Reliable sources are saying The Great Khan’s residence has been cleared of his soon-to-be former wife’s belongings. Her stuff has been packed in containers and dispatched from his Bani Gala redoubt. They say the ex’s domestic staff has been sacked and The Khan’s old retainers brought back. The house was apparently filthy, and The Khan’s sisters came in for a special spring clean. The Khan’s fixer, ZB from London, is also acting as courier and has apparently taken a certified copy of the divorce papers to the United Kingdom so that they can be formally delivered to the lady.

People all over the country are asking if the couple was so incompatible, why did they marry in the first place. Insiders are well aware of the answer and it is that The Khan was nudged to do the needful by the former head honcho of the Invisible Soldiers Inc. so that a brewing scandal could be preempted. As with all the former head honcho’s myopic plans, this too has backfired, but not before devastating The Khan and shattering his nerve. Apparently, he says it’s been a traumatic experience because they both wanted completely different things from the marriage. He wanted a docile, supportive wife who wouldn’t question any of his presumptions and who would deflect the limelight away from the developing scandal. She was an ambitious, hard-bitten woman on the make, who wanted fame, riches and power from her marriage. Sadly, the ingredients of a successful union – love, respect, friendship, shared values – were all missing from this marriage of convenience.

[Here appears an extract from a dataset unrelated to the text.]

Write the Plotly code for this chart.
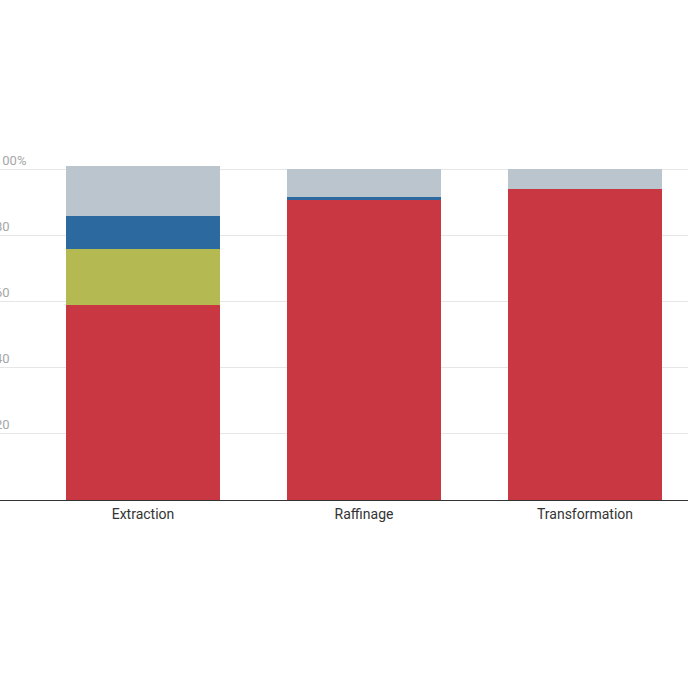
import plotly.graph_objects as go

categories = ["Extraction", "Raffinage", "Transformation"]

# parts en %, empilées du bas vers le haut
serie_rouge = [58.9, 90.9, 94.0]
serie_verte = [16.9, 0, 0]
serie_bleue = [10.1, 0.9, 0]
serie_grise = [15.1, 8.2, 6.0]

tick_vals = [20, 40, 60, 80, 100]
tick_text = ["20", "40", "60", "80", "100%"]

couleurs = {
    "rouge": "#c93743",
    "verte": "#b4b951",
    "bleue": "#2b699e",
    "grise": "#bac5ce",
}

fig = go.Figure()
for nom, valeurs in [("rouge", serie_rouge), ("verte", serie_verte),
                     ("bleue", serie_bleue), ("grise", serie_grise)]:
    fig.add_trace(go.Bar(
        x=categories,
        y=valeurs,
        name=nom,
        marker={"color": couleurs[nom], "line": {"width": 0}},
        hoverinfo="skip",
    ))

fig.update_layout(
    barmode="stack",
    bargap=0.3,
    width=688,
    height=688,
    showlegend=False,
    plot_bgcolor="white",
    paper_bgcolor="white",
    font={"family": "Roboto", "size": 13, "color": "#333333"},
    margin={"l": 0, "r": 0, "t": 140, "b": 188, "pad": 0, "autoexpand": False},
    xaxis={
        "type": "category",
        "range": [-0.647, 2.466],
        "showline": True,
        "linecolor": "#333333",
        "linewidth": 1,
        "ticks": "",
        "ticklabelstandoff": 1,
        "showgrid": False,
        "automargin": False,
        "tickfont": {"size": 14, "color": "#333333"},
    },
    yaxis={
        "range": [0, 108.9],
        "tickvals": tick_vals,
        "ticktext": tick_text,
        "showgrid": True,
        "gridcolor": "#e6e6e6",
        "gridwidth": 1,
        "zeroline": False,
        "showline": False,
        "ticks": "",
        "automargin": False,
        "ticklabelposition": "inside top",
        "ticklabeloverflow": "allow",
        "ticklabelstandoff": -8,
        "tickfont": {"size": 13, "color": "#a6a6a6"},
    },
)

fig.write_html("out.html", config={"displayModeBar": False},
               post_script="document.body.style.margin='0';")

Unable to bear the daily tension and trauma, The Khan called it quits the day before the Local Bodies elections, devastating his party colleagues who were out in the field, trying desperately to garner votes. He is now inclined to be melancholy and mournful, not for a love lost, but for the failure of another opportunistic venture, this time the Mother of All U-Turns. They say he’s occasionally weepy and says he’s been cursed by “kissi larki ki bud dua” or a wounded woman’s ill will. He’d be better off recalling The Bard’s famous words: “The fault, dear Brutus, lies not in our stars but in ourselves.”